AIM OF THE EXERCISE
Your task is to give the listing below back word for word, pictures excluded.

DATASET CONTENT
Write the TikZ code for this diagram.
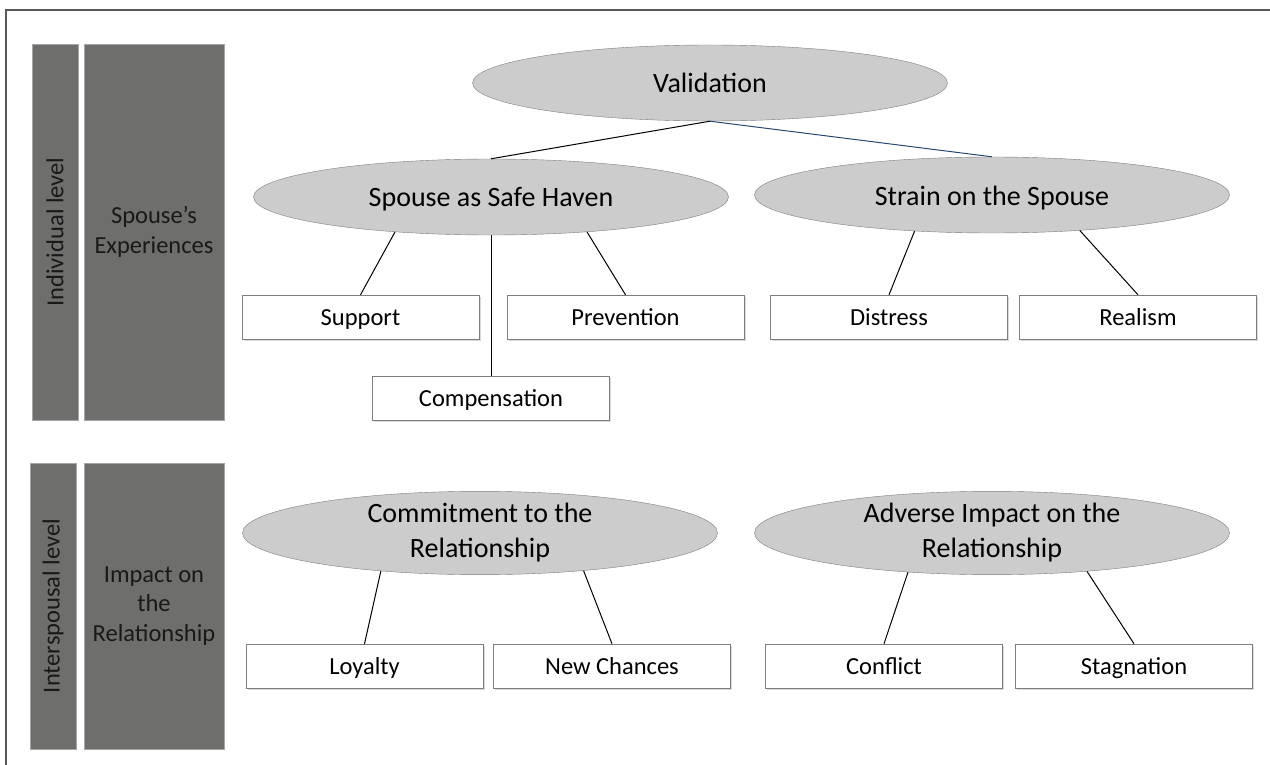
\documentclass[tikz,border=0pt]{standalone}
\usepackage{fontspec}
\setmainfont{Carlito}
\usepackage{tikz}
\usetikzlibrary{shapes.geometric,shadows}
\definecolor{barfill}{RGB}{110,111,108}
\definecolor{ovalfill}{RGB}{204,204,204}
\definecolor{edgegray}{RGB}{125,125,125}
\definecolor{linkblue}{RGB}{40,72,112}

\begin{document}
\begin{tikzpicture}[x=1pt,y=-1pt,
      level/.style={draw=gray!70, fill=barfill, rotate=90, minimum height=46pt, inner sep=0pt, text=black!90, font=\fontsize{24.5}{29}\selectfont},
      theme/.style={draw=gray!70, fill=barfill, minimum width=140pt, inner sep=0pt, align=center, text=black!90, font=\fontsize{24.5}{29.5}\selectfont},
      oval/.style={ellipse, draw=edgegray, fill=ovalfill, minimum width=475pt, minimum height=76pt, inner sep=0pt, align=center, font=\fontsize{28}{35}\selectfont},
      oneline/.style={text height=20pt, text depth=0pt},
      code/.style={draw=edgegray, fill=white, minimum width=237pt, minimum height=44pt, inner sep=0pt, text height=18pt, text depth=2pt, font=\fontsize{24.5}{29}\selectfont, drop shadow={shadow xshift=1.5pt, shadow yshift=-1.5pt, opacity=0.3}},
      link/.style={line width=1pt}]
      \useasboundingbox (0,0) rectangle (1270,765);
      \draw[black!65, line width=1.5pt] (6,765) -- (6,10) -- (1270,10);

      \node[level, minimum width=376pt] (indiv) at (55,232) {Individual level};
      \node[theme, minimum height=376pt] (exper) at (154,232) {Spouse’s\\Experiences};
      \node[level, minimum width=286pt] (inter) at (53,606) {Interspousal level};
      \node[theme, minimum height=286pt] (impact) at (154,606) {Impact on\\the\\Relationship};

      \node[oval, oneline] (valid) at (710,83) {Validation};
      \node[oval, oneline] (haven) at (491,197) {Spouse as Safe Haven};
      \node[oval, oneline] (strain) at (992,195) {Strain on the Spouse};
      \node[oval] (commit) at (480,533) {Commitment to the\\Relationship};
      \node[oval] (adverse) at (992,533) {Adverse Impact on the\\Relationship};

      \node[code] (support) at (360.5,317) {Support};
      \node[code] (prevent) at (625.5,317) {Prevention};
      \node[code] (compens) at (491,398.5) {Compensation};
      \node[code] (distress) at (889,317) {Distress};
      \node[code] (realism) at (1138,317) {Realism};
      \node[code] (loyalty) at (364.5,666) {Loyalty};
      \node[code] (chances) at (612,666) {New Chances};
      \node[code] (conflict) at (884,666) {Conflict};
      \node[code] (stagn) at (1134,666) {Stagnation};

      \draw[link] (valid.south) -- (haven.north);
      \draw[link, linkblue] (valid.south) -- (strain.north);
      \draw[link] (haven.200) -- (support.north);
      \draw[link] (haven.south) -- (compens.north);
      \draw[link] (haven.340) -- (prevent.north);
      \draw[link] (strain.205) -- (distress.north);
      \draw[link] (strain.338) -- (realism.north);
      \draw[link] (commit.201) -- (loyalty.north);
      \draw[link] (commit.340) -- (chances.north);
      \draw[link] (adverse.205) -- (conflict.north);
      \draw[link] (adverse.338) -- (stagn.north);
      \end{tikzpicture}
\end{document}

EXPECTED ANSWER
Write the TikZ code for this diagram.
\documentclass[tikz,border=0pt]{standalone}
\usepackage{fontspec}
\setmainfont{Carlito}
\usepackage{tikz}
\usetikzlibrary{shapes.geometric,shadows}
\definecolor{barfill}{RGB}{110,111,108}
\definecolor{ovalfill}{RGB}{204,204,204}
\definecolor{edgegray}{RGB}{125,125,125}
\definecolor{linkblue}{RGB}{40,72,112}

\begin{document}
\begin{tikzpicture}[x=1pt,y=-1pt,
      level/.style={draw=gray!70, fill=barfill, rotate=90, minimum height=46pt, inner sep=0pt, text=black!90, font=\fontsize{24.5}{29}\selectfont},
      theme/.style={draw=gray!70, fill=barfill, minimum width=140pt, inner sep=0pt, align=center, text=black!90, font=\fontsize{24.5}{29.5}\selectfont},
      oval/.style={ellipse, draw=edgegray, fill=ovalfill, minimum width=475pt, minimum height=76pt, inner sep=0pt, align=center, font=\fontsize{28}{35}\selectfont},
      oneline/.style={text height=20pt, text depth=0pt},
      code/.style={draw=edgegray, fill=white, minimum width=237pt, minimum height=44pt, inner sep=0pt, text height=18pt, text depth=2pt, font=\fontsize{24.5}{29}\selectfont, drop shadow={shadow xshift=1.5pt, shadow yshift=-1.5pt, opacity=0.3}},
      link/.style={line width=1pt}]
      \useasboundingbox (0,0) rectangle (1270,765);
      \draw[black!65, line width=1.5pt] (6,765) -- (6,10) -- (1270,10);

      \node[level, minimum width=376pt] (indiv) at (55,232) {Individual level};
      \node[theme, minimum height=376pt] (exper) at (154,232) {Spouse’s\\Experiences};
      \node[level, minimum width=286pt] (inter) at (53,606) {Interspousal level};
      \node[theme, minimum height=286pt] (impact) at (154,606) {Impact on\\the\\Relationship};

      \node[oval, oneline] (valid) at (710,83) {Validation};
      \node[oval, oneline] (haven) at (491,197) {Spouse as Safe Haven};
      \node[oval, oneline] (strain) at (992,195) {Strain on the Spouse};
      \node[oval] (commit) at (480,533) {Commitment to the\\Relationship};
      \node[oval] (adverse) at (992,533) {Adverse Impact on the\\Relationship};

      \node[code] (support) at (360.5,317) {Support};
      \node[code] (prevent) at (625.5,317) {Prevention};
      \node[code] (compens) at (491,398.5) {Compensation};
      \node[code] (distress) at (889,317) {Distress};
      \node[code] (realism) at (1138,317) {Realism};
      \node[code] (loyalty) at (364.5,666) {Loyalty};
      \node[code] (chances) at (612,666) {New Chances};
      \node[code] (conflict) at (884,666) {Conflict};
      \node[code] (stagn) at (1134,666) {Stagnation};

      \draw[link] (valid.south) -- (haven.north);
      \draw[link, linkblue] (valid.south) -- (strain.north);
      \draw[link] (haven.200) -- (support.north);
      \draw[link] (haven.south) -- (compens.north);
      \draw[link] (haven.340) -- (prevent.north);
      \draw[link] (strain.205) -- (distress.north);
      \draw[link] (strain.338) -- (realism.north);
      \draw[link] (commit.201) -- (loyalty.north);
      \draw[link] (commit.340) -- (chances.north);
      \draw[link] (adverse.205) -- (conflict.north);
      \draw[link] (adverse.338) -- (stagn.north);
      \end{tikzpicture}
\end{document}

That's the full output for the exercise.